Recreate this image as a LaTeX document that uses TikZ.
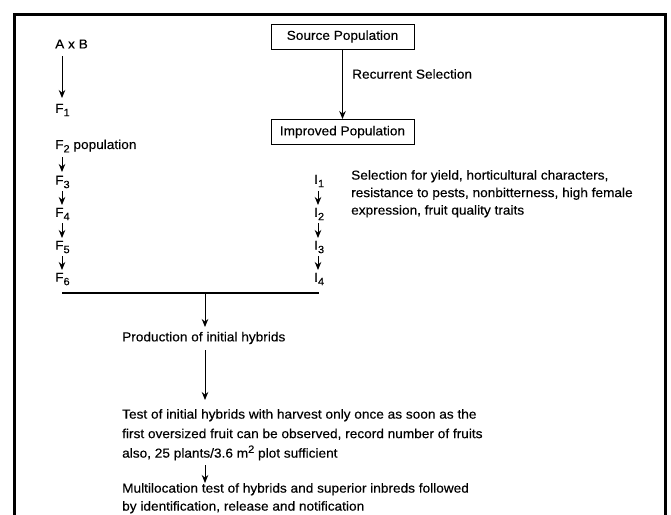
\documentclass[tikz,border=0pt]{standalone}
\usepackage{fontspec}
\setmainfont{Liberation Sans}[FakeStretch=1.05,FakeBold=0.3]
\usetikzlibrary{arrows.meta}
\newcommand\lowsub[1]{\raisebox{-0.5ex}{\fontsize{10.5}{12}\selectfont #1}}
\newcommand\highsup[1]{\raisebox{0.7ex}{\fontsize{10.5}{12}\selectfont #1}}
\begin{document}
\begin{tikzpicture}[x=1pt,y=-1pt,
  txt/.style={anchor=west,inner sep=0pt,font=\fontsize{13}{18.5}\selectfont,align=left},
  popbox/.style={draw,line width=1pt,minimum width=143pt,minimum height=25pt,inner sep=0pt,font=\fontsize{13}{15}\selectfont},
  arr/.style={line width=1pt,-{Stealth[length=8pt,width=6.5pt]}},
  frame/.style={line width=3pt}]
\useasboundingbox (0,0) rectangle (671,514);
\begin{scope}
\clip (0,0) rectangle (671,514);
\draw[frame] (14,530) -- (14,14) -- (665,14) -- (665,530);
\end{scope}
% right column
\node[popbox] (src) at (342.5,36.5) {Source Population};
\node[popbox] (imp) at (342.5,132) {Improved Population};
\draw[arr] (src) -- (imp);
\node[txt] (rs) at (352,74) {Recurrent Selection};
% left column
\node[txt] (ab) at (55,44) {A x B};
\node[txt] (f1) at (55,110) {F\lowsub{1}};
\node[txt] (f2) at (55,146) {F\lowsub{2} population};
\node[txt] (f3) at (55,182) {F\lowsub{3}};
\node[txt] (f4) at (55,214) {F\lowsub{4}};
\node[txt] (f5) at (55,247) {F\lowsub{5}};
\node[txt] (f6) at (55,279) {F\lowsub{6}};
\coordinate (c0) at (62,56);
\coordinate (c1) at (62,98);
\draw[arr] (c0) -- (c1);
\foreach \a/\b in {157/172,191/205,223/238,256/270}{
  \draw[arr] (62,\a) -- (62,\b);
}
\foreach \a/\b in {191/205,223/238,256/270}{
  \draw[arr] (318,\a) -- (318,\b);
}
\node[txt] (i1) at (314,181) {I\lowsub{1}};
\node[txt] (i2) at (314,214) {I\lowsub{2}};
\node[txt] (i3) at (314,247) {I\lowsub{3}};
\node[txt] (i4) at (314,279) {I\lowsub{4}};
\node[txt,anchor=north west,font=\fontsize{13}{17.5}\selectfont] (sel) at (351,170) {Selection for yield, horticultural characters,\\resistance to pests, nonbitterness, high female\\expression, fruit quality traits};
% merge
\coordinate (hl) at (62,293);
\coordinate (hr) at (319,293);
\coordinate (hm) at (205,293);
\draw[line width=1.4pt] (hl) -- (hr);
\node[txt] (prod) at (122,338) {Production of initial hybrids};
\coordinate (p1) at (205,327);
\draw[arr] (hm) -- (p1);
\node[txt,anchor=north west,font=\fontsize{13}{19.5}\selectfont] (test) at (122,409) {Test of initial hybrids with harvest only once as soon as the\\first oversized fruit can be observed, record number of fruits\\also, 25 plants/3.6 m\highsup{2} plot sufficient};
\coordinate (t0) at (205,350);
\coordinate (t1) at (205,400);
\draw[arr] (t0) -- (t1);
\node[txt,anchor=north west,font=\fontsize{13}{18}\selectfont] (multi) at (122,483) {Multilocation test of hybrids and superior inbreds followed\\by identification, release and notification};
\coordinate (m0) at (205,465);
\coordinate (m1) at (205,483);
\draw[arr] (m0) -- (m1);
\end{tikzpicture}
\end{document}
..........
## Aim of the exercise
Exclude the pictures. Write out the remaining data exactly.

## Answer to the task
Recreate this image as a LaTeX document that uses TikZ.
\documentclass[tikz,border=0pt]{standalone}
\usepackage{fontspec}
\setmainfont{Liberation Sans}[FakeStretch=1.05,FakeBold=0.3]
\usetikzlibrary{arrows.meta}
\newcommand\lowsub[1]{\raisebox{-0.5ex}{\fontsize{10.5}{12}\selectfont #1}}
\newcommand\highsup[1]{\raisebox{0.7ex}{\fontsize{10.5}{12}\selectfont #1}}
\begin{document}
\begin{tikzpicture}[x=1pt,y=-1pt,
  txt/.style={anchor=west,inner sep=0pt,font=\fontsize{13}{18.5}\selectfont,align=left},
  popbox/.style={draw,line width=1pt,minimum width=143pt,minimum height=25pt,inner sep=0pt,font=\fontsize{13}{15}\selectfont},
  arr/.style={line width=1pt,-{Stealth[length=8pt,width=6.5pt]}},
  frame/.style={line width=3pt}]
\useasboundingbox (0,0) rectangle (671,514);
\begin{scope}
\clip (0,0) rectangle (671,514);
\draw[frame] (14,530) -- (14,14) -- (665,14) -- (665,530);
\end{scope}
% right column
\node[popbox] (src) at (342.5,36.5) {Source Population};
\node[popbox] (imp) at (342.5,132) {Improved Population};
\draw[arr] (src) -- (imp);
\node[txt] (rs) at (352,74) {Recurrent Selection};
% left column
\node[txt] (ab) at (55,44) {A x B};
\node[txt] (f1) at (55,110) {F\lowsub{1}};
\node[txt] (f2) at (55,146) {F\lowsub{2} population};
\node[txt] (f3) at (55,182) {F\lowsub{3}};
\node[txt] (f4) at (55,214) {F\lowsub{4}};
\node[txt] (f5) at (55,247) {F\lowsub{5}};
\node[txt] (f6) at (55,279) {F\lowsub{6}};
\coordinate (c0) at (62,56);
\coordinate (c1) at (62,98);
\draw[arr] (c0) -- (c1);
\foreach \a/\b in {157/172,191/205,223/238,256/270}{
  \draw[arr] (62,\a) -- (62,\b);
}
\foreach \a/\b in {191/205,223/238,256/270}{
  \draw[arr] (318,\a) -- (318,\b);
}
\node[txt] (i1) at (314,181) {I\lowsub{1}};
\node[txt] (i2) at (314,214) {I\lowsub{2}};
\node[txt] (i3) at (314,247) {I\lowsub{3}};
\node[txt] (i4) at (314,279) {I\lowsub{4}};
\node[txt,anchor=north west,font=\fontsize{13}{17.5}\selectfont] (sel) at (351,170) {Selection for yield, horticultural characters,\\resistance to pests, nonbitterness, high female\\expression, fruit quality traits};
% merge
\coordinate (hl) at (62,293);
\coordinate (hr) at (319,293);
\coordinate (hm) at (205,293);
\draw[line width=1.4pt] (hl) -- (hr);
\node[txt] (prod) at (122,338) {Production of initial hybrids};
\coordinate (p1) at (205,327);
\draw[arr] (hm) -- (p1);
\node[txt,anchor=north west,font=\fontsize{13}{19.5}\selectfont] (test) at (122,409) {Test of initial hybrids with harvest only once as soon as the\\first oversized fruit can be observed, record number of fruits\\also, 25 plants/3.6 m\highsup{2} plot sufficient};
\coordinate (t0) at (205,350);
\coordinate (t1) at (205,400);
\draw[arr] (t0) -- (t1);
\node[txt,anchor=north west,font=\fontsize{13}{18}\selectfont] (multi) at (122,483) {Multilocation test of hybrids and superior inbreds followed\\by identification, release and notification};
\coordinate (m0) at (205,465);
\coordinate (m1) at (205,483);
\draw[arr] (m0) -- (m1);
\end{tikzpicture}
\end{document}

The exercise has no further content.